Does anyone know of a tool that breaks down your code into a tree structure so if I put in something like <html> <head> bla bla </head> <body> <table> <tr><td> bla bla bla bla</td></tr> <tr><td> bla bla nbla </td></tr> </table> </body> </html> It would return something like <table> <tr> <td></td> <td></td> </tr> </table> Cheers
Hi, It could be fairly easily made. What do you need it for? If you are after a detailed tree representation of the document structure then look no further than Firefox's DOM Inspector tool. It also highlights elements on the page as you select them from the DOM inspector.
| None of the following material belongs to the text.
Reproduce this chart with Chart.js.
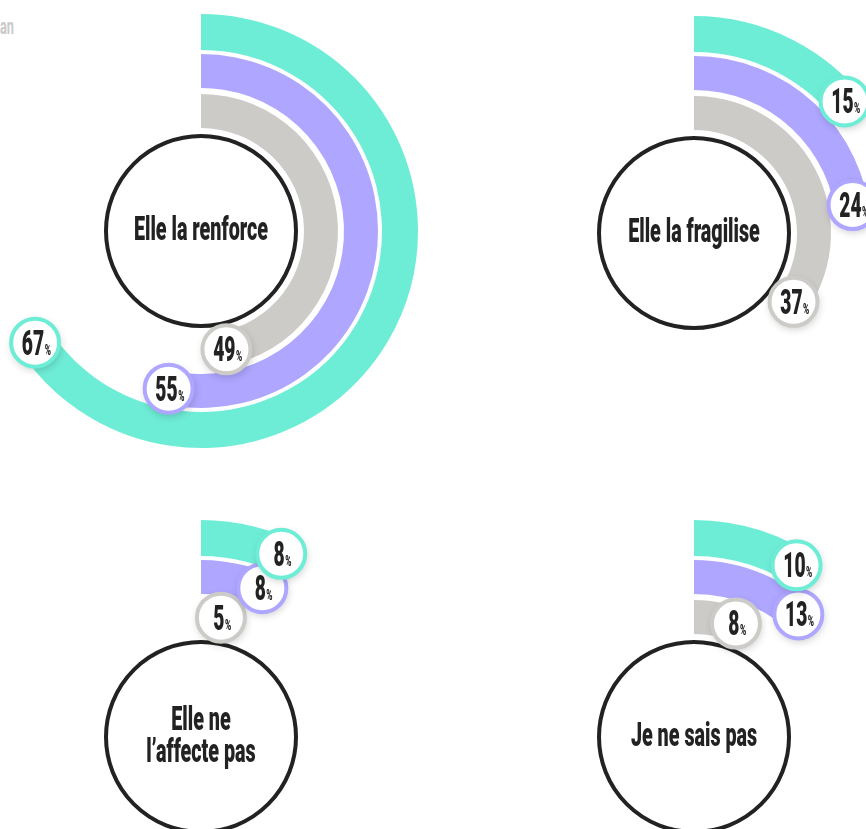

If on the other hand you simply want to strip out non-tag content you could do that fairly easily with one or two regular expressions, maybe on a PHP page. Say // Remove content data preg_replace('#<(.*)>(.+?)</(.*)>#s', '<$1></$3>', $code); // Remove attributes preg_replace('#<([ ]{0,})([^ ]{1,})(.*)>#'), '<$2>', $code); PHP: Untested, just a thought. - P
Hello I use homesite 4.5 (note: 4.5 is not the latest version) and homesite has a "Tag Inspector" tab that renders a tree view of the code. This isn't exactly what you asked about, but I thought you might find it interesting. I've attached a picture of it.
In FireFox goto Tools > DOM Inspector and you'll find the entire tree under HTML. Because the source is free you can get the complete tree structure for all tags from Mozilla source. But its in c++ I guess.